Un humorista de TV3% empieza sus programas haciendo chistes escatológicos contra España --si esos chistes tienen o no gracia, eso ya depende cada cual--; parece que muchos espectadores se han enfadado, han reclamado en las redes sociales que la marca de cerveza que patrocinaba esos chistes les retirase el patrocinio, los cerveceros han decidido que no les interesa asociar su imagen a los mensajes del humorista escatológico, y éste se ha quedado sin cerveza.
Esta anécdota recuerda a Clara Ponsatí cuando ocupaba la cátedra Juan Carlos I, pagada por el Estado en no sé qué universidad norteamericana, y la aprovechaba para despotricar contra la democracia española. La denostaba como mera prolongación del franquismo, con una interface más amable. Cumplido su contrato de dos años, no le fue renovado, para su gran perplejidad: el ministerio decidió que no tenía por qué seguir manteniendo a una docente que en vez de prestigiar la reputación internacional de España la desprestigiaba con contumacia. Así que Ponsatí tuvo que volverse para Europa muy disgustada, sin dejar de clamar contra la intolerancia dictatorial del “Estado”. Ahora anda haciendo el saltimbanqui por esos mundos.

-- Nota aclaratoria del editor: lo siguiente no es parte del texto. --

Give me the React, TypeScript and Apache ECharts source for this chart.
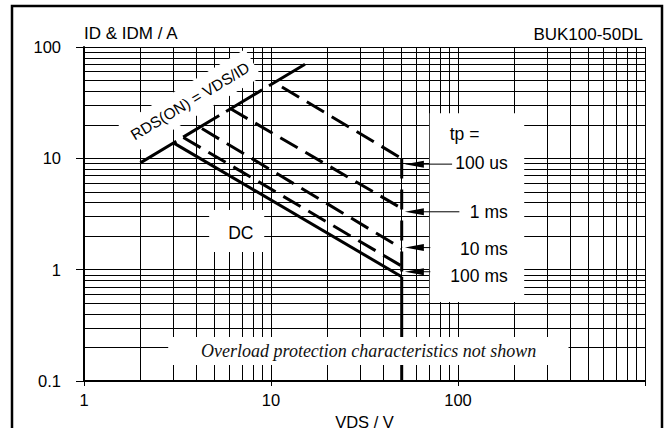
import React, { useEffect, useRef } from "react";
import * as echarts from "echarts";

// ---- data (volts, amps) ----
const rdsLine = [[2, 9.11], [15.4, 71.0]];
const dcLine = [[3.01, 13.77], [50, 0.864]];
const pulse100ms = [[3.4, 15.4], [50, 1.077]];
const pulse10ms = [[4.27, 18.5], [50, 1.553]];
const pulse1ms = [[6.05, 28.0], [50, 3.55]];
const pulse100us = [[11.44, 43.8], [50, 9.97]];
const vdsMaxDashed = [[50, 9.97], [50, 0.864]];
const vdsMaxSolid = [[50, 0.864], [50, 0.1]];

const xTickLabels = ["1", "10", "100"];
const yTickLabels = ["0.1", "1", "10", "100"];

// annotation anchors (data units)
const labelTexts = ["tp =", "100 us", "1 ms", "10 ms", "100 ms", "DC"];
const labelX = [90.3, 184.5, 184.5, 184.5, 184.5, 6.9];
const labelY = [16.5, 8.99, 3.31, 1.52, 0.882, 2.14];
const labelAlign = ["left", "right", "right", "right", "right", "center"];

const arrowY = [8.87, 3.31, 1.579, 0.958];
const arrowTailX = [93, 101.7, 71.1, 71.1];
const arrowTipX = 52;

// white boxes [x0, y0, x1, y1]
const boxTp = [70.6, 25.4, 226, 0.512];
const boxDC = [4.67, 3.43, 9.2, 1.44];
const boxOverload = [2.82, 0.248, 390, 0.139];

const rdsLabel = "RDS(ON) = VDS/ID";
const rdsLabelPos = [3.69, 32.7];
const overloadLabel = "Overload protection characteristics not shown";
const overloadLabelPos = [33.3, 0.186];

const FONT = "Liberation Sans, Arial, sans-serif";

export default function App() {
  const ref = useRef<HTMLDivElement>(null);
  useEffect(() => {
    if (!ref.current) return;
    const chart = echarts.init(ref.current, undefined, { renderer: "svg" });

    const lineSeries = (data: number[][], dash: any, width = 3) => ({
      type: "line",
      data,
      symbol: "none",
      showSymbol: false,
      silent: true,
      z: 3,
      lineStyle: { color: "#000", width, type: dash, cap: "butt" },
    });

    const boxSeries = (box: number[], z: number) => ({
      type: "custom",
      z,
      silent: true,
      data: [box],
      encode: { x: [0, 2], y: [1, 3] },
      renderItem: (params: any, api: any) => {
        const p0 = api.coord([api.value(0), api.value(1)]);
        const p1 = api.coord([api.value(2), api.value(3)]);
        return {
          type: "rect",
          shape: {
            x: Math.min(p0[0], p1[0]),
            y: Math.min(p0[1], p1[1]),
            width: Math.abs(p1[0] - p0[0]),
            height: Math.abs(p1[1] - p0[1]),
          },
          style: { fill: "#fff" },
        };
      },
    });

    const tickText = { color: "#000", fontSize: 16.5, fontFamily: FONT };
    const nameText = { color: "#000", fontSize: 17, fontFamily: FONT };

    chart.setOption({
      animation: false,
      grid: {
        left: 84,
        right: 22,
        top: 47,
        bottom: 47,
        containLabel: false,
        outerBoundsMode: "none",
      },
      title: {
        text: "BUK100-50DL",
        right: 19,
        top: 21,
        textStyle: { ...nameText, fontWeight: "normal" },
      },
      xAxis: {
        type: "log",
        logBase: 10,
        min: 1,
        max: 1000,
        name: "VDS / V",
        nameLocation: "middle",
        nameGap: 28,
        nameTextStyle: { ...nameText, fontSize: 16.5 },
        axisLine: { show: true, lineStyle: { color: "#000", width: 2 } },
        axisTick: { show: true, length: 5, lineStyle: { color: "#000", width: 1 } },
        axisLabel: {
          ...tickText,
          margin: 10.5,
          formatter: (v: number) => {
            const i = Math.round(Math.log10(v));
            return xTickLabels[i] ?? "";
          },
        },
        splitLine: { show: true, lineStyle: { color: "#000", width: 1 } },
        minorTick: { show: false, splitNumber: 9 },
        minorSplitLine: { show: true, lineStyle: { color: "#000", width: 1 } },
      },
      yAxis: {
        type: "log",
        logBase: 10,
        min: 0.1,
        max: 100,
        name: "ID & IDM / A",
        nameLocation: "end",
        nameGap: 5,
        nameTextStyle: { ...nameText, align: "left", verticalAlign: "bottom" },
        axisLine: { show: true, lineStyle: { color: "#000", width: 2 } },
        axisTick: { show: true, length: 8, lineStyle: { color: "#000", width: 1 } },
        axisLabel: {
          ...tickText,
          margin: 23,
          formatter: (v: number) => {
            const i = Math.round(Math.log10(v)) + 1;
            return yTickLabels[i] ?? "";
          },
        },
        splitLine: { show: true, lineStyle: { color: "#000", width: 1 } },
        minorTick: { show: false, splitNumber: 9 },
        minorSplitLine: { show: true, lineStyle: { color: "#000", width: 1 } },
      },
      graphic: [
        {
          type: "rect",
          silent: true,
          z: 100,
          shape: { x: 12, y: 6, width: 650, height: 440 },
          style: { fill: "none", stroke: "#000", lineWidth: 2.5 },
        },
      ],
      series: [
        boxSeries(boxTp, 2),
        boxSeries(boxDC, 2),
        lineSeries(rdsLine, [42, 8], 3),
        lineSeries(dcLine, "solid", 3),
        lineSeries(pulse100ms, [20, 9], 3),
        lineSeries(pulse10ms, [20, 9], 3),
        lineSeries(pulse1ms, [20, 9], 3),
        lineSeries(pulse100us, [20, 9], 3),
        lineSeries(vdsMaxDashed, [20, 11], 3),
        lineSeries(vdsMaxSolid, "solid", 3),
        boxSeries(boxOverload, 5),
        {
          type: "custom",
          z: 6,
          silent: true,
          data: [rdsLabelPos],
          renderItem: (params: any, api: any) => {
            const p = api.coord([api.value(0), api.value(1)]);
            return {
              type: "text",
              x: p[0],
              y: p[1],
              rotation: (31 * Math.PI) / 180,
              style: {
                text: rdsLabel,
                fill: "#000",
                fontSize: 15.5,
                fontFamily: FONT,
                align: "center",
                verticalAlign: "middle",
                backgroundColor: "#fff",
                padding: [8, 6],
              },
            };
          },
        },
        {
          type: "custom",
          z: 6,
          silent: true,
          data: [overloadLabelPos],
          renderItem: (params: any, api: any) => {
            const p = api.coord([api.value(0), api.value(1)]);
            return {
              type: "text",
              x: p[0],
              y: p[1],
              style: {
                text: overloadLabel,
                fill: "#111",
                fontSize: 18,
                fontStyle: "italic",
                fontFamily: "Liberation Serif, Times New Roman, serif",
                align: "center",
                verticalAlign: "middle",
              },
            };
          },
        },
        {
          type: "custom",
          z: 6,
          silent: true,
          data: labelX.map((x, i) => [x, labelY[i]]),
          renderItem: (params: any, api: any) => {
            const p = api.coord([api.value(0), api.value(1)]);
            const i = params.dataIndex;
            return {
              type: "text",
              x: p[0],
              y: p[1],
              style: {
                text: labelTexts[i],
                fill: "#000",
                fontSize: 17.5,
                fontFamily: FONT,
                align: labelAlign[i],
                verticalAlign: "middle",
              },
            };
          },
        },
        {
          type: "custom",
          z: 7,
          silent: true,
          data: arrowY.map((y, i) => [arrowTailX[i], y]),
          renderItem: (params: any, api: any) => {
            const tail = api.coord([api.value(0), api.value(1)]);
            const tip = api.coord([arrowTipX, api.value(1)]);
            return {
              type: "group",
              children: [
                {
                  type: "line",
                  shape: { x1: tip[0] + 10, y1: tip[1], x2: tail[0], y2: tail[1] },
                  style: { stroke: "#000", lineWidth: 1 },
                },
                {
                  type: "polygon",
                  shape: {
                    points: [
                      [tip[0], tip[1]],
                      [tip[0] + 19, tip[1] - 3.5],
                      [tip[0] + 19, tip[1] + 3.5],
                    ],
                  },
                  style: { fill: "#000" },
                },
              ],
            };
          },
        },
      ],
    });
    return () => chart.dispose();
  }, []);
  return (
    <div
      ref={ref}
      style={{ position: "absolute", left: 0, top: 0, width: 667, height: 428 }}
    />
  );
}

Al catalán, por definición, por lo menos al catalán prototípico y tradicional, al catalán de antes de que se rompiera el pacto de prosperidad que le había sido beneficioso durante varias generaciones, los saltimbanquis no le gustan. El catalán es un ser que quiere considerarse serio, formal y cumplidor. Su tendencia conservadora se compadece mal con el aventurerismo y las salidas de pata de banco. Su vida puede estar llena de frustraciones y de contradicciones, como la de cualquiera, pero no de payasadas públicas. Es el “tout, sauf le ridicule”, que le dijo Tarradellas a De Gaulle, cuando éste le preguntó qué c… pensaba hacer en Saint-Martin-le Beau.
Al catalán --por lo menos a aquel catalán de toda la vida-- no le gustan las improvisaciones, no le gustan “els penjats”, ni “els xitxarel.los”, ni la gente que se endeuda, prefiere la solidez. Observa con ironía al que se excede con la lírica y al que “estira más la mano que la manga”; el catalán “no està per romanços” (una expresión muy iluminadora, aunque glacial); le gusta llamar “al pan pan, y al vino, vino”: o sea, nada de “néctar divino” y demás barroquismos y entelequias.

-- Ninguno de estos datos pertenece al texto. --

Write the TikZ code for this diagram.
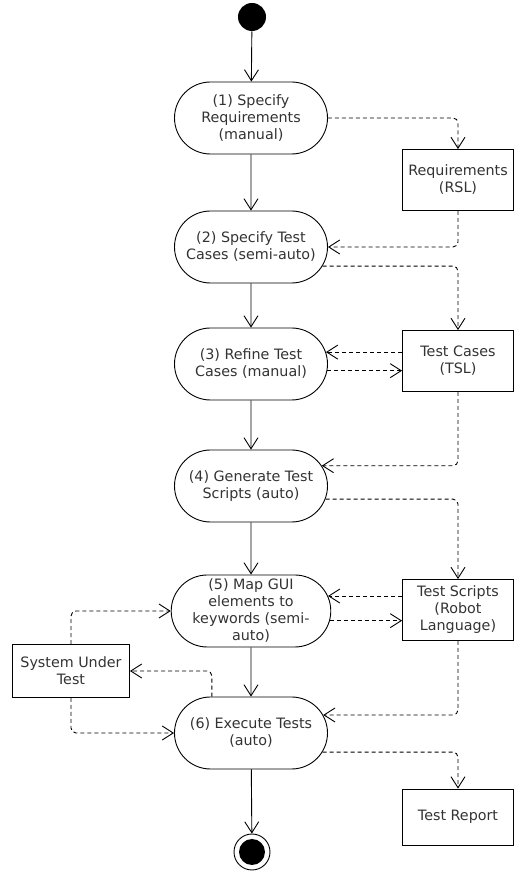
\documentclass[tikz,border=0pt]{standalone}
\usepackage{fontspec}
\setmainfont{DejaVu Sans}
\usetikzlibrary{shapes.misc,arrows.meta}

\tikzset{
  activity/.style={rounded rectangle, draw, align=center, text=black!80,
                   minimum width=157pt, minimum height=72pt,
                   inner xsep=2pt, inner ysep=0pt},
  artifact/.style={rectangle, draw, align=center, text=black!80,
                   minimum width=111pt, minimum height=61pt, inner sep=1pt},
  flow/.style={-{Straight Barb[length=11pt,width=14pt]}},
  objflow/.style={flow, dash pattern=on 4pt off 3pt, rounded corners=5pt},
}

\begin{document}
\begin{tikzpicture}[x=1pt,y=1pt,line width=0.9pt,
                    font=\fontsize{14.3}{17}\selectfont]
  \useasboundingbox (0,0) rectangle (514,871);
  % activities
  \node[circle,fill,minimum size=28pt,inner sep=0pt] (start) at (252,854) {};
  \node[activity] (A1) at (251,753) {(1) Specify\\Requirements\\(manual)};
  \node[activity] (A2) at (251,624) {(2) Specify Test\\Cases (semi-auto)};
  \node[activity] (A3) at (251,507) {(3) Refine Test\\Cases (manual)};
  \node[activity] (A4) at (251,385) {(4) Generate Test\\Scripts (auto)};
  \node[activity] (A5) at (251,260) {(5) Map GUI\\elements to\\keywords (semi-\\auto)};
  \node[activity] (A6) at (251,138) {(6) Execute Tests\\(auto)};
  \node[circle,draw,minimum size=36pt,inner sep=0pt] (stop) at (252,19) {};
  \node[circle,fill,minimum size=26pt,inner sep=0pt] (stopdot) at (stop) {};
  % artifacts
  \node[artifact] (req) at (458,691) {Requirements\\(RSL)};
  \node[artifact] (tc)  at (458,510) {Test Cases\\(TSL)};
  \node[artifact] (ts)  at (458,261) {Test Scripts\\(Robot\\Language)};
  \node[artifact,minimum height=56pt] (tr) at (458,54) {Test Report};
  \node[artifact,minimum width=117pt,minimum height=53pt] (sut) at (71,200)
       {System Under\\Test};
  % control flow
  \draw[flow] (start) -- (A1);
  \draw[flow] (A1) -- (A2);
  \draw[flow] (A2) -- (A3);
  \draw[flow] (A3) -- (A4);
  \draw[flow] (A4) -- (A5);
  \draw[flow] (A5) -- (A6);
  \draw[flow] (A6) -- (stop);
  % object flow
  \draw[objflow] (A1.east) -| (req.north);
  \draw[objflow] (req.south) |- (A2.east);
  \draw[objflow] (A2.-15) -| (tc.north);
  \draw[objflow] (tc.west |- A3.9) -- (A3.9);
  \draw[objflow] (A3.-5) -- (tc.west |- A3.-5);
  \draw[objflow] (tc.south) |- (A4.16);
  \draw[objflow] (A4.-10) -| (ts.north);
  \draw[objflow] (ts.west |- A5.11) -- (A5.11);
  \draw[objflow] (A5.-7) -- (ts.west |- A5.-7);
  \draw[objflow] (ts.south) |- (A6.14);
  \draw[objflow] (A6.-15) -| (tr.north);
  \draw[objflow] (sut.north) |- (A5.west);
  \draw[objflow] (A6.137) |- (sut.east);
  \draw[objflow] (sut.south) |- (A6.west);
\end{tikzpicture}
\end{document}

Cuando uno se sale de los raíles y hace el tarambana, el catalán le califica como un “saltimbanqui”, que es lo peor de lo peor, alguien que no es digno de ser tomado en serio. En general al catalán todo lo que sea perder la compostura no le gusta (salvo a algunos de una subespecie que frecuenta la Barceloneta, en bañador, ante grandes jarras de cerveza). Todo lo que sea “fer volar coloms” (hacer volar palomas) le hace chasquear la lengua y le parece reprobable. El catalán se considera respetable y serio, tiene un temperamento materialista y descreído, busca el orden, la razón y las cuentas claras. No le gusta que le “enreden”. Todo esto puede hacer de él un personaje seco, quizá antipático, pero por lo menos es fiable. En el fondo es un ser de pundonor, de vergüenza propia, quizá de timidez. En parte viene de ahí esa rabia que le ha entrado contra los dirigentes que le engatusaron en la aventura del procés. ¡Pensaba que eran unos estadistas y resultaron ser unos saltimbanquis!
Esa señora Ponsatí y el cómico de la cerveza son claramente saltimbanquis, pero tienen su parroquia que les ríe las gracias, lo cual quiere decir, seguramente, que el catalán --probablemente a partir de la ruptura de ese pacto de prosperidad que he mencionado antes: a partir del empobrecimiento de las familias-- ha mutado.
Es verdad que de unos años a esta parte parece que no solo en Cataluña, sino en todas partes, estamos en la era estelar de los saltimbanquis.